### Entries shown ###

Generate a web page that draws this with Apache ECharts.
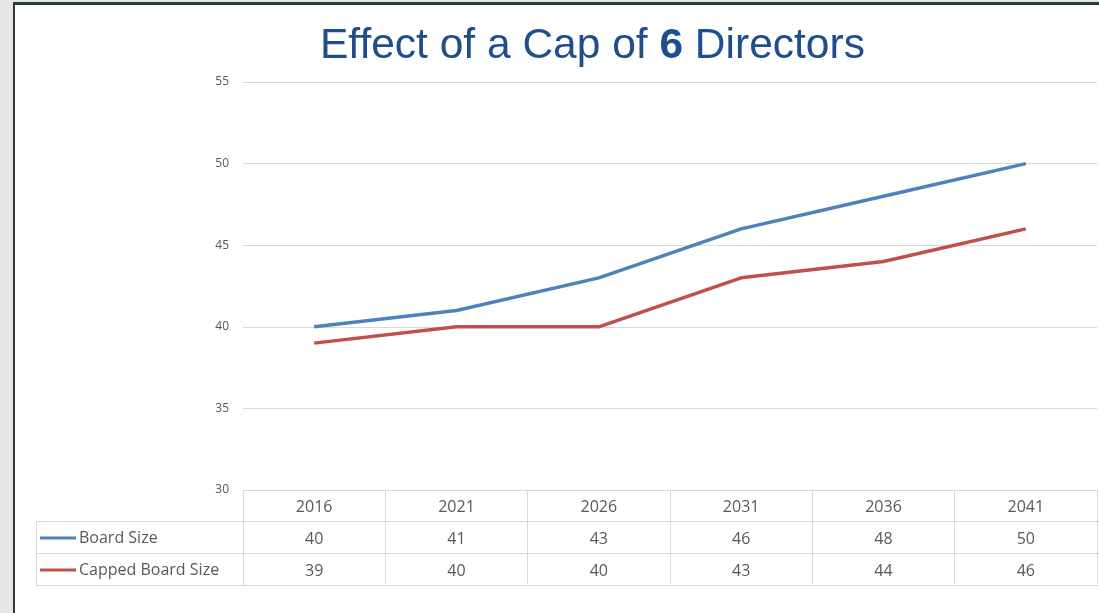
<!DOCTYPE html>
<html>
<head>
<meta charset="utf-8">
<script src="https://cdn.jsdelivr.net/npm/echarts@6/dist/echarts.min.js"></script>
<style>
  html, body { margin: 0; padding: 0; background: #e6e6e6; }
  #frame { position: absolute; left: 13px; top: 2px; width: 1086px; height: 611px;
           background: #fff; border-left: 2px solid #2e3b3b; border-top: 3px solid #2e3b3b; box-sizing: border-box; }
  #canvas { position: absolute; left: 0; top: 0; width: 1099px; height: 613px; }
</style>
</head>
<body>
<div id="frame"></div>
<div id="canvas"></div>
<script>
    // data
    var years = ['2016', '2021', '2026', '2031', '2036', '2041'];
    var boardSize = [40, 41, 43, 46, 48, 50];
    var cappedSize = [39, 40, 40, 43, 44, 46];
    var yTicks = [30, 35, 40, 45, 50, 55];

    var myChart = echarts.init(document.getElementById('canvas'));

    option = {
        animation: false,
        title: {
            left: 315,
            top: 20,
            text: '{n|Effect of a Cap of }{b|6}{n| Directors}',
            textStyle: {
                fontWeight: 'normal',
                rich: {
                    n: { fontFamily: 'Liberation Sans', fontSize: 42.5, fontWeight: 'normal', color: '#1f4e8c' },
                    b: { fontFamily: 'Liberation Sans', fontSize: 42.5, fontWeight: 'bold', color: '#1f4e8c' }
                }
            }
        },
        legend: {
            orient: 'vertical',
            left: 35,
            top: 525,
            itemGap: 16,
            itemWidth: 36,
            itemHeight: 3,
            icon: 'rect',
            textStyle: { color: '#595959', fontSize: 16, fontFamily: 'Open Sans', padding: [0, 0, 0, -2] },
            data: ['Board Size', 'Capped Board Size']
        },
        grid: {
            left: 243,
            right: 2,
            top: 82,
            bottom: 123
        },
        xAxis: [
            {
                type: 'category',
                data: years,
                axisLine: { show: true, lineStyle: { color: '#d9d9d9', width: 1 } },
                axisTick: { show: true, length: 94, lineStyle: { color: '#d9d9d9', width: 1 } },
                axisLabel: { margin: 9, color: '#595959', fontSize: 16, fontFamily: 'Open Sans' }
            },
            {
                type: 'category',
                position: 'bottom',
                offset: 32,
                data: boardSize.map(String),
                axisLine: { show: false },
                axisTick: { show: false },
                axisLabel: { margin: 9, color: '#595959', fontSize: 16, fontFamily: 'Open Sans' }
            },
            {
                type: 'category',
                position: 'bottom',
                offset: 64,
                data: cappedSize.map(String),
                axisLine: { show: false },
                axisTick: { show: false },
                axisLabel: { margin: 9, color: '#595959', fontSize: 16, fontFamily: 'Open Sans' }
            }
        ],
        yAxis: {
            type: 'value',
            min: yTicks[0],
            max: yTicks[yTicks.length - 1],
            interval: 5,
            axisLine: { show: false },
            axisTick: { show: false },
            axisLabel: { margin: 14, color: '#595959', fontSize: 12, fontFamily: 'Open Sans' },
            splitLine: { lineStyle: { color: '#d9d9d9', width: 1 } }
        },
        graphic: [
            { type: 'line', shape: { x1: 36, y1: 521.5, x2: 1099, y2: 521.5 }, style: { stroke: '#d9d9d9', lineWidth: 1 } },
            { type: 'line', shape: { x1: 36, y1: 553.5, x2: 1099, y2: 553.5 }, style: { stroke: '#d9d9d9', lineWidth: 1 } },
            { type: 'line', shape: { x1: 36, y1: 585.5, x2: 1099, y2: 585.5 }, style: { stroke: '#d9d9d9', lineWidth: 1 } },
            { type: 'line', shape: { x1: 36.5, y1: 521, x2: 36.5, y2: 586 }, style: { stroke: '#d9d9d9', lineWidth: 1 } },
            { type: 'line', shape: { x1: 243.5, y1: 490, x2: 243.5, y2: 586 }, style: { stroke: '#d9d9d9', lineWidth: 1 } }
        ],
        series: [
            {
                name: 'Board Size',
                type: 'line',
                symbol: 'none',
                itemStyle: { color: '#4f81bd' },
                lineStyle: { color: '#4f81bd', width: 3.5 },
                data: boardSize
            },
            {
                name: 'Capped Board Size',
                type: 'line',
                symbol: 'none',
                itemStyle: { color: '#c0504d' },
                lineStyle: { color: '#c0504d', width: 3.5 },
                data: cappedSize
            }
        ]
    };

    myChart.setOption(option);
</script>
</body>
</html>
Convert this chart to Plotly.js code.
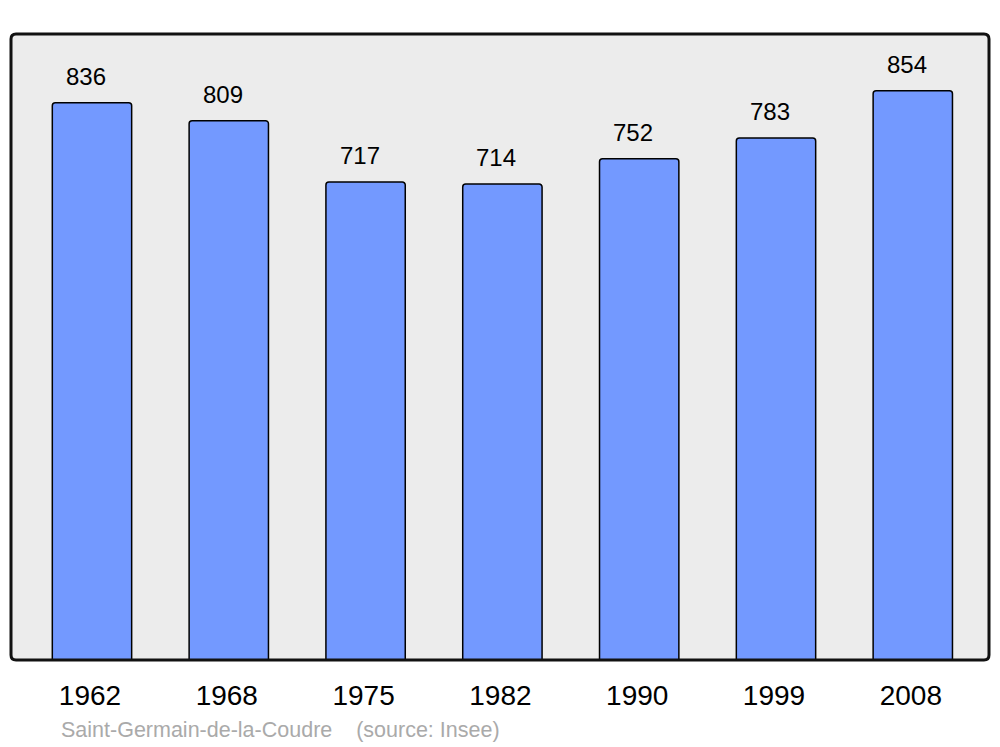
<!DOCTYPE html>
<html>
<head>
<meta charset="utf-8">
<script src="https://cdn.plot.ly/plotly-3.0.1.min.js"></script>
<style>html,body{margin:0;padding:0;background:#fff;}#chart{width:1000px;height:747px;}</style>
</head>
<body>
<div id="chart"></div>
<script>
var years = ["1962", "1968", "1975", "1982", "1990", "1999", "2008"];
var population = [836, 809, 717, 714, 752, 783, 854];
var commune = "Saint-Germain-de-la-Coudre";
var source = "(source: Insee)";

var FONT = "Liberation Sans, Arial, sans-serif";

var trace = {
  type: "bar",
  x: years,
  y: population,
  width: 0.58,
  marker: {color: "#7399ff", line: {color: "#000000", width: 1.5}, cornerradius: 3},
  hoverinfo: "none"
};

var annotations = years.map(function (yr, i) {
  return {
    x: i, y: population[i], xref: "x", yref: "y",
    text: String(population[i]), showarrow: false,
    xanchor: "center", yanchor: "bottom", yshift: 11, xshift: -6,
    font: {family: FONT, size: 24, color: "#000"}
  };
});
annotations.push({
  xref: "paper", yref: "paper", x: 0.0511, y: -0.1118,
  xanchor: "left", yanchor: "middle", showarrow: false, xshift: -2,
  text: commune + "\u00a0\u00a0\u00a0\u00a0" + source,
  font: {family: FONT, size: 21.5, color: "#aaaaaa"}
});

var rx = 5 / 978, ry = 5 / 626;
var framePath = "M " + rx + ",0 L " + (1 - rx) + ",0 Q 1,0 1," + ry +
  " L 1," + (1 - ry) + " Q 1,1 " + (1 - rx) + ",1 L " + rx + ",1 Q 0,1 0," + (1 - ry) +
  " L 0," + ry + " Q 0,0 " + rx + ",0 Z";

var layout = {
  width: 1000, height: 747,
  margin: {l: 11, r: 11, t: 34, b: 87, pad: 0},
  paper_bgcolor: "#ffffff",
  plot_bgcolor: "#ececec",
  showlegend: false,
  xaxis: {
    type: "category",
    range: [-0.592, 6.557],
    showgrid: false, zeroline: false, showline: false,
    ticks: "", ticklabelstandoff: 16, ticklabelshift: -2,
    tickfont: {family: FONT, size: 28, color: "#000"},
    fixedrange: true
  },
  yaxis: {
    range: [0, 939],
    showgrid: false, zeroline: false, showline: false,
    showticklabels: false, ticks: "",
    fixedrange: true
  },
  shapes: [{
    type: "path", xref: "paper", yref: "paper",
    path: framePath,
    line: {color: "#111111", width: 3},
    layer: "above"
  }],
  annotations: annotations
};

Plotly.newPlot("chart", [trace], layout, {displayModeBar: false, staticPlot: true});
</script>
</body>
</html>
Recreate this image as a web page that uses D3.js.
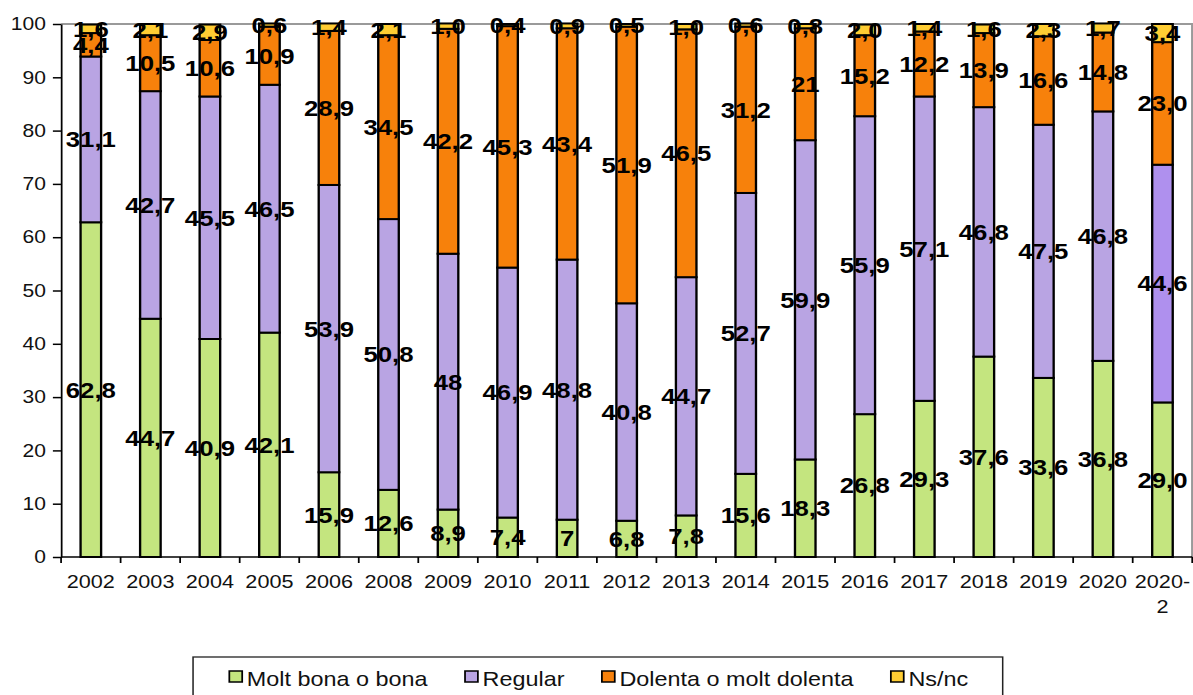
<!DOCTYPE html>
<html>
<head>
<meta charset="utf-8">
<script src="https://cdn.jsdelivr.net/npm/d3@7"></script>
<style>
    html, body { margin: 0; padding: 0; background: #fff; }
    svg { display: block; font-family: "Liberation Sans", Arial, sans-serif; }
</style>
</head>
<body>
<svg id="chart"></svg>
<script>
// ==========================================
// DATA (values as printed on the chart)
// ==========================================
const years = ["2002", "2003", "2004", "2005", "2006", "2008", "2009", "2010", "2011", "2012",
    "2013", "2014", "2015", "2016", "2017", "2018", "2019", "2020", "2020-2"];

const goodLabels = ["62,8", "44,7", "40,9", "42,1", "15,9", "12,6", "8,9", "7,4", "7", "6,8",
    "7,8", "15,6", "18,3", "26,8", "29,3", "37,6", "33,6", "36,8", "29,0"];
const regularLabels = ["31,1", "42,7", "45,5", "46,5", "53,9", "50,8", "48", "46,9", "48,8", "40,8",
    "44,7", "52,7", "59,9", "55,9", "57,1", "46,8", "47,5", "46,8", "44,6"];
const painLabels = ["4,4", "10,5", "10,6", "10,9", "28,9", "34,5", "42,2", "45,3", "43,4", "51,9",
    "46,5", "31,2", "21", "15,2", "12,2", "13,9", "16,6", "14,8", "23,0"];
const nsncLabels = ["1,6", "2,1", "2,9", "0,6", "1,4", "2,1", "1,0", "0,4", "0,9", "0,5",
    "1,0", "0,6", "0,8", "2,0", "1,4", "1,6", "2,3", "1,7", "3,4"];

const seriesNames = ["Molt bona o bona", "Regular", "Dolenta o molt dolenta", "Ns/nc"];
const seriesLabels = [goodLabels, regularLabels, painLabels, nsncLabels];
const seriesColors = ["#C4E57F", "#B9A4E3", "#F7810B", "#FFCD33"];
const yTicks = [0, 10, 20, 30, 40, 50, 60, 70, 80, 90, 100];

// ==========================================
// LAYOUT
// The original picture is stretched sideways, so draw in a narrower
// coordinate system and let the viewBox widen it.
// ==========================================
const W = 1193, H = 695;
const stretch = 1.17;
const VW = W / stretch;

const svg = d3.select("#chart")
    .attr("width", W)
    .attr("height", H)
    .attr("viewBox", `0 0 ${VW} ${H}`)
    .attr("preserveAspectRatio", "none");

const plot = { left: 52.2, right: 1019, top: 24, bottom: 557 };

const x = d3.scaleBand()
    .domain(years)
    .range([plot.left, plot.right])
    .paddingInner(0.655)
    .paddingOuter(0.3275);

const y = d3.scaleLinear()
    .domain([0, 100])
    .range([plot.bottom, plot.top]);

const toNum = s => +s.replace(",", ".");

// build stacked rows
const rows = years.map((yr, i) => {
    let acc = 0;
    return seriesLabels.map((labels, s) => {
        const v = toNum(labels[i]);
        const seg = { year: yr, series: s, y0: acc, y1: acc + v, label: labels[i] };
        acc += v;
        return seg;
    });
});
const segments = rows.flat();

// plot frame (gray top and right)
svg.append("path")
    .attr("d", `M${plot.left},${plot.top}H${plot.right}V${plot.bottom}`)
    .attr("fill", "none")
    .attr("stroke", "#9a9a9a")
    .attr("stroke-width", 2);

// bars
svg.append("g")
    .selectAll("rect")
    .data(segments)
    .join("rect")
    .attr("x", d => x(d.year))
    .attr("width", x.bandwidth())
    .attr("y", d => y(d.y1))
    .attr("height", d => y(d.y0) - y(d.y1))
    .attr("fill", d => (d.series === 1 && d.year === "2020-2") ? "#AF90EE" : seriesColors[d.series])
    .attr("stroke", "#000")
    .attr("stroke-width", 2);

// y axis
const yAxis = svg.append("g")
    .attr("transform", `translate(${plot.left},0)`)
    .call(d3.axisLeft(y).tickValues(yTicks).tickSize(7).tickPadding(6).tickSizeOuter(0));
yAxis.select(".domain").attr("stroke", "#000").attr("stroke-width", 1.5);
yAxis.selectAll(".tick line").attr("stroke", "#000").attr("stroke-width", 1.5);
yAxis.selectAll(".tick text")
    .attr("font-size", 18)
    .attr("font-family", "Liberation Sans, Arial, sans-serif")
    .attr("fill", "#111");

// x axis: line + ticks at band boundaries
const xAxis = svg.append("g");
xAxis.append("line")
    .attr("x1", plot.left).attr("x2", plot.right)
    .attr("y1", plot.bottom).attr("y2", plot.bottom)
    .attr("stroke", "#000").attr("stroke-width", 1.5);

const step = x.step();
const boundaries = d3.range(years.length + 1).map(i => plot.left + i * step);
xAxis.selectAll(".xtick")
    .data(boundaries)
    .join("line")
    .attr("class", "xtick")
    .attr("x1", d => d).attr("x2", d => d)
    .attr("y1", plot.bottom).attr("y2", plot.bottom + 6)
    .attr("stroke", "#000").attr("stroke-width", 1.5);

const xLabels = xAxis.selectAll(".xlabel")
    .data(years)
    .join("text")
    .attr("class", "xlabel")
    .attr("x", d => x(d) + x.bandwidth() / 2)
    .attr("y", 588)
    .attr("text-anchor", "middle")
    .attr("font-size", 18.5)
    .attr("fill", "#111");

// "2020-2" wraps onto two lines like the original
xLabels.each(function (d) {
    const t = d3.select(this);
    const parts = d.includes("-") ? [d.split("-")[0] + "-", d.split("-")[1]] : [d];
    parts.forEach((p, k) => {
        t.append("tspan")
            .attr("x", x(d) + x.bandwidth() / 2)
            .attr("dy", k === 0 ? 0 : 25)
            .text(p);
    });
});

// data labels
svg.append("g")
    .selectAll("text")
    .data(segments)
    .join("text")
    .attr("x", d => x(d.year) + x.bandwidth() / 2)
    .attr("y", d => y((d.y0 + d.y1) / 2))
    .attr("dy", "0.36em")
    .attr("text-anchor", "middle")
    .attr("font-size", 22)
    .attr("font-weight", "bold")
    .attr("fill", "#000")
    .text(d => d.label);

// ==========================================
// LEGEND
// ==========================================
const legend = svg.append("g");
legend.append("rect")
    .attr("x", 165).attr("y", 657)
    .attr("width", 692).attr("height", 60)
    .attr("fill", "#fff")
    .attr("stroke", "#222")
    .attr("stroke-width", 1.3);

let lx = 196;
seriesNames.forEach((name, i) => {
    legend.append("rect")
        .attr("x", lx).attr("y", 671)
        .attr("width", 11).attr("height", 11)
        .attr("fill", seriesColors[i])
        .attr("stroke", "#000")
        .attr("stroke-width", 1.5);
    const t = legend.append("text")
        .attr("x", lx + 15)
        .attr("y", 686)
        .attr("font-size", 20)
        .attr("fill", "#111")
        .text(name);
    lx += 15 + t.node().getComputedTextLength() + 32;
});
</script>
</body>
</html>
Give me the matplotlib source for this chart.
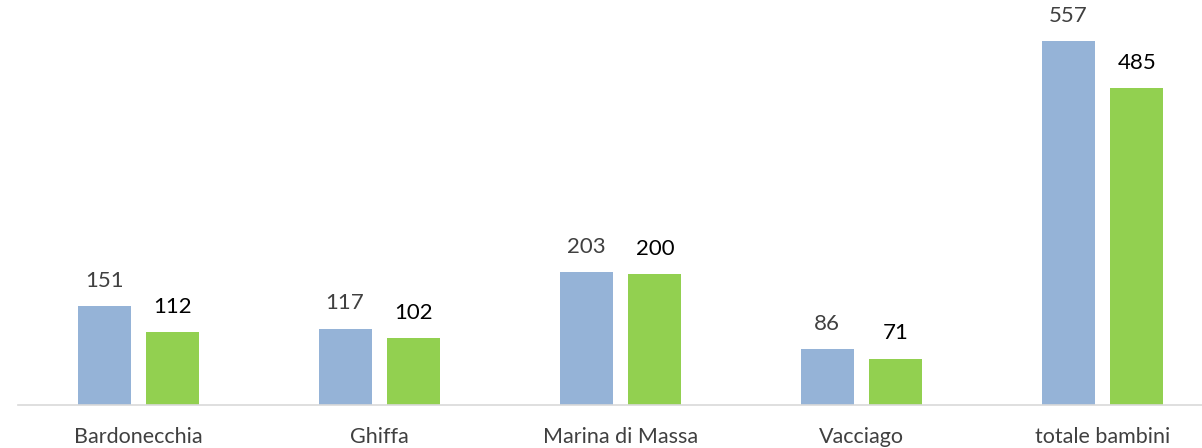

###

• **Exercise details**: Copy every line from the entries that contains the word "page".

• **Task answer**:
Generate a web page that draws this with Apache ECharts.
Recreate this image as a web page that uses D3.js.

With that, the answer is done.